== Material ==
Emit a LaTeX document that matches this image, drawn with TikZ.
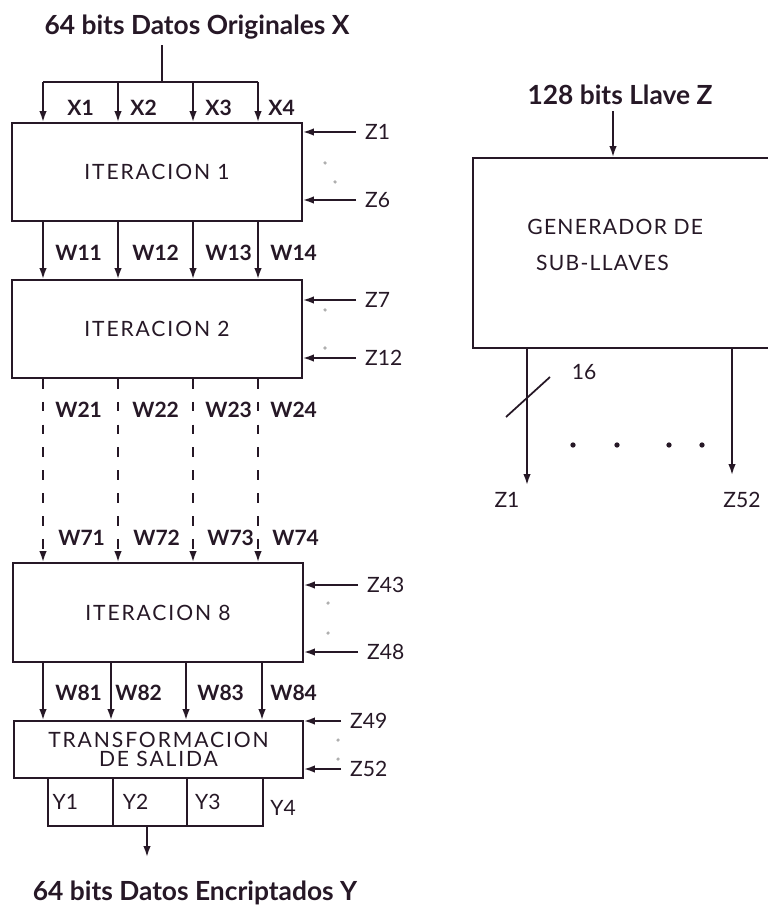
\documentclass[tikz,border=0pt]{standalone}
\usepackage{fontspec}
\setmainfont{Lato}
\usetikzlibrary{arrows.meta,positioning,calc}
\definecolor{IdeaInk}{RGB}{38,24,38}
\definecolor{IdeaDot}{RGB}{175,175,175}
\tikzset{
  idea/box/.style={
    draw=IdeaInk,
    line width=1.1pt,
    fill=white,
    align=center,
    text=IdeaInk,
    inner sep=0pt,
    font=\fontsize{12}{11}\selectfont\addfontfeature{LetterSpace=9}
  },
  idea/cell/.style={draw=IdeaInk, line width=1.1pt, inner sep=0pt, minimum height=0.96cm},
  idea/title/.style={font=\bfseries\fontsize{15}{17}\selectfont, text=IdeaInk},
  idea/wlabel/.style={font=\bfseries\fontsize{12}{14}\selectfont, text=IdeaInk, anchor=west, inner sep=0pt},
  idea/zlabel/.style={font=\fontsize{12}{14}\selectfont, text=IdeaInk, anchor=west, inner xsep=5pt, inner ysep=0pt},
  idea/plain/.style={font=\fontsize{12}{14}\selectfont, text=IdeaInk, inner sep=0pt},
  idea/arrow/.style={-{Latex[length=2.2mm,width=1.5mm]}, line width=1pt, draw=IdeaInk},
  idea/dasharrow/.style={idea/arrow, dash pattern=on 5.5pt off 7.5pt},
  idea/line/.style={line width=1pt, draw=IdeaInk},
  idea/dot/.style={circle, fill=IdeaDot, inner sep=0pt, minimum size=2pt}
}

\begin{document}
\begin{tikzpicture}[x=0.02cm,y=-0.02cm]
  \useasboundingbox (0,0) rectangle (767,908);
  % columns of the data path
  \coordinate (c1) at (43,0);
  \coordinate (c2) at (118,0);
  \coordinate (c3) at (193,0);
  \coordinate (c4) at (258,0);
  \coordinate (d2) at (111,0);
  \coordinate (d3) at (186,0);
  \coordinate (d4) at (262,0);

  % data path
  \node[idea/title] (xin) at (197,27) {64 bits Datos Originales X};
  \node[idea/box,minimum width=5.8cm,minimum height=1.96cm] (it1) at (157,172) {ITERACION 1};
  \node[idea/box,minimum width=5.8cm,minimum height=1.96cm] (it2) at (157,329) {ITERACION 2};
  \node[idea/box,minimum width=5.8cm,minimum height=1.98cm] (it8) at (158,612.5) {ITERACION 8};
  \node[idea/box,minimum width=5.78cm,minimum height=1.14cm] (ts) at (158.5,749.5) {TRANSFORMACION\\DE SALIDA};
  \node[idea/cell,minimum width=1.3cm] (y1) at (80.5,802) {};
  \node[idea/cell,minimum width=1.48cm] (y2) at (150,802) {};
  \node[idea/cell,minimum width=1.52cm] (y3) at (225,802) {};
  \node[idea/title] (yout) at (195,893) {64 bits Datos Encriptados Y};

  \coordinate (xsplit) at (162,82);
  \draw[idea/line] (xin.south -| xsplit) -- (xsplit);
  \draw[idea/line] (xsplit -| c1) -- (xsplit -| c4);
  \draw[idea/arrow] (xsplit -| c1) -- (it1.north -| c1);
  \draw[idea/arrow] (xsplit -| c2) -- (it1.north -| c2);
  \draw[idea/arrow] (xsplit -| c3) -- (it1.north -| c3);
  \draw[idea/arrow] (xsplit -| c4) -- (it1.north -| c4);
  \node[idea/wlabel] (x1) at (67,108) {X1};
  \node[idea/wlabel] (x2) at (130,108) {X2};
  \node[idea/wlabel] (x3) at (205,108) {X3};
  \node[idea/wlabel] (x4) at (268,108) {X4};

  \draw[idea/arrow] (it1.south -| c1) -- (it2.north -| c1);
  \draw[idea/arrow] (it1.south -| c2) -- (it2.north -| c2);
  \draw[idea/arrow] (it1.south -| c3) -- (it2.north -| c3);
  \draw[idea/arrow] (it1.south -| c4) -- (it2.north -| c4);
  \node[idea/wlabel] (w11) at (55,253) {W11};
  \node[idea/wlabel] (w12) at (132,253) {W12};
  \node[idea/wlabel] (w13) at (205,253) {W13};
  \node[idea/wlabel] (w14) at (270,253) {W14};

  \draw[idea/dasharrow] (it2.south -| c1) -- (it8.north -| c1);
  \draw[idea/dasharrow] (it2.south -| c2) -- (it8.north -| c2);
  \draw[idea/dasharrow] (it2.south -| c3) -- (it8.north -| c3);
  \draw[idea/dasharrow] (it2.south -| c4) -- (it8.north -| c4);
  \node[idea/wlabel] (w21) at (55,410) {W21};
  \node[idea/wlabel] (w22) at (132,410) {W22};
  \node[idea/wlabel] (w23) at (205,410) {W23};
  \node[idea/wlabel] (w24) at (270,410) {W24};
  \node[idea/wlabel] (w71) at (58,538) {W71};
  \node[idea/wlabel] (w72) at (133,538) {W72};
  \node[idea/wlabel] (w73) at (207,538) {W73};
  \node[idea/wlabel] (w74) at (272,538) {W74};

  \draw[idea/arrow] (it8.south -| c1) -- (ts.north -| c1);
  \draw[idea/arrow] (it8.south -| d2) -- (ts.north -| d2);
  \draw[idea/arrow] (it8.south -| d3) -- (ts.north -| d3);
  \draw[idea/arrow] (it8.south -| d4) -- (ts.north -| d4);
  \node[idea/wlabel] (w81) at (55,693) {W81};
  \node[idea/wlabel] (w82) at (115,693) {W82};
  \node[idea/wlabel] (w83) at (197,693) {W83};
  \node[idea/wlabel] (w84) at (270,693) {W84};

  \node[idea/zlabel,inner xsep=3pt] (y1l) at (y1.west) {Y1};
  \node[idea/zlabel,inner xsep=6pt] (y2l) at (y2.west) {Y2};
  \node[idea/zlabel,inner xsep=5pt] (y3l) at (y3.west) {Y3};
  \node[idea/zlabel,inner xsep=4pt] (y4l) at (263,808) {Y4};
  \coordinate (ydown) at (147,857);
  \draw[idea/arrow] (y2.south -| ydown) -- (ydown);

  % sub-keys entering each stage
  \node[idea/zlabel] (z1) at (356,132) {Z1};
  \node[idea/zlabel] (z6) at (356,200) {Z6};
  \node[idea/zlabel] (z7) at (356,300) {Z7};
  \node[idea/zlabel] (z12) at (356,358) {Z12};
  \node[idea/zlabel] (z43) at (358,585) {Z43};
  \node[idea/zlabel] (z48) at (358,652) {Z48};
  \node[idea/zlabel] (z49) at (341,721) {Z49};
  \node[idea/zlabel] (z52) at (341,769) {Z52};
  \draw[idea/arrow] (z1.west) -- (z1.west -| it1.east);
  \draw[idea/arrow] (z6.west) -- (z6.west -| it1.east);
  \draw[idea/arrow] (z7.west) -- (z7.west -| it2.east);
  \draw[idea/arrow] (z12.west) -- (z12.west -| it2.east);
  \draw[idea/arrow] (z43.west) -- (z43.west -| it8.east);
  \draw[idea/arrow] (z48.west) -- (z48.west -| it8.east);
  \draw[idea/arrow] (z49.west) -- (z49.west -| ts.east);
  \draw[idea/arrow] (z52.west) -- (z52.west -| ts.east);
  \node[idea/dot] (e1a) at (325,163) {};
  \node[idea/dot] (e1b) at (335,182) {};
  \node[idea/dot] (e2a) at (325,310) {};
  \node[idea/dot] (e2b) at (325,348) {};
  \node[idea/dot] (e8a) at (328,603) {};
  \node[idea/dot] (e8b) at (328,633) {};
  \node[idea/dot] (esa) at (338,740) {};
  \node[idea/dot] (esb) at (338,759) {};

  % key schedule
  \node[idea/title] (key) at (620,95) {128 bits Llave Z};
  \node[idea/box,minimum width=6.34cm,minimum height=3.8cm] (gen) at (631.5,253) {};
  \node[idea/plain,anchor=west,align=left,font=\fontsize{12}{20}\selectfont\addfontfeature{LetterSpace=6}] (gentxt) at (527,245) {GENERADOR DE\\\hspace{5pt}SUB-LLAVES};
  \coordinate (kin) at (613,0);
  \draw[idea/arrow] (key.south -| kin) -- (gen.north -| kin);
  \coordinate (o1) at (527,485);
  \coordinate (o52) at (732,475);
  \draw[idea/arrow] (gen.south -| o1) -- (o1);
  \draw[idea/arrow] (gen.south -| o52) -- (o52);
  \draw[idea/line] (506,417) -- (550,377);
  \node[idea/plain] (bus) at (584,372) {16};
  \node[idea/dot,fill=IdeaInk,minimum size=3pt] (g1) at (573,445) {};
  \node[idea/dot,fill=IdeaInk,minimum size=3pt] (g2) at (617,445) {};
  \node[idea/dot,fill=IdeaInk,minimum size=3pt] (g3) at (669,445) {};
  \node[idea/dot,fill=IdeaInk,minimum size=3pt] (g4) at (702,445) {};
  \node[idea/plain] (zo1) at (507,500) {Z1};
  \node[idea/plain] (zo52) at (742,500) {Z52};
\end{tikzpicture}
\end{document}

== Problem statement ==
Pictures are excluded; extract exactly the lines from the start of the data through the line that holds "(d4) at (262,0);", both ends included.

== Solved problem ==
Emit a LaTeX document that matches this image, drawn with TikZ.
\documentclass[tikz,border=0pt]{standalone}
\usepackage{fontspec}
\setmainfont{Lato}
\usetikzlibrary{arrows.meta,positioning,calc}
\definecolor{IdeaInk}{RGB}{38,24,38}
\definecolor{IdeaDot}{RGB}{175,175,175}
\tikzset{
  idea/box/.style={
    draw=IdeaInk,
    line width=1.1pt,
    fill=white,
    align=center,
    text=IdeaInk,
    inner sep=0pt,
    font=\fontsize{12}{11}\selectfont\addfontfeature{LetterSpace=9}
  },
  idea/cell/.style={draw=IdeaInk, line width=1.1pt, inner sep=0pt, minimum height=0.96cm},
  idea/title/.style={font=\bfseries\fontsize{15}{17}\selectfont, text=IdeaInk},
  idea/wlabel/.style={font=\bfseries\fontsize{12}{14}\selectfont, text=IdeaInk, anchor=west, inner sep=0pt},
  idea/zlabel/.style={font=\fontsize{12}{14}\selectfont, text=IdeaInk, anchor=west, inner xsep=5pt, inner ysep=0pt},
  idea/plain/.style={font=\fontsize{12}{14}\selectfont, text=IdeaInk, inner sep=0pt},
  idea/arrow/.style={-{Latex[length=2.2mm,width=1.5mm]}, line width=1pt, draw=IdeaInk},
  idea/dasharrow/.style={idea/arrow, dash pattern=on 5.5pt off 7.5pt},
  idea/line/.style={line width=1pt, draw=IdeaInk},
  idea/dot/.style={circle, fill=IdeaDot, inner sep=0pt, minimum size=2pt}
}

\begin{document}
\begin{tikzpicture}[x=0.02cm,y=-0.02cm]
  \useasboundingbox (0,0) rectangle (767,908);
  % columns of the data path
  \coordinate (c1) at (43,0);
  \coordinate (c2) at (118,0);
  \coordinate (c3) at (193,0);
  \coordinate (c4) at (258,0);
  \coordinate (d2) at (111,0);
  \coordinate (d3) at (186,0);
  \coordinate (d4) at (262,0);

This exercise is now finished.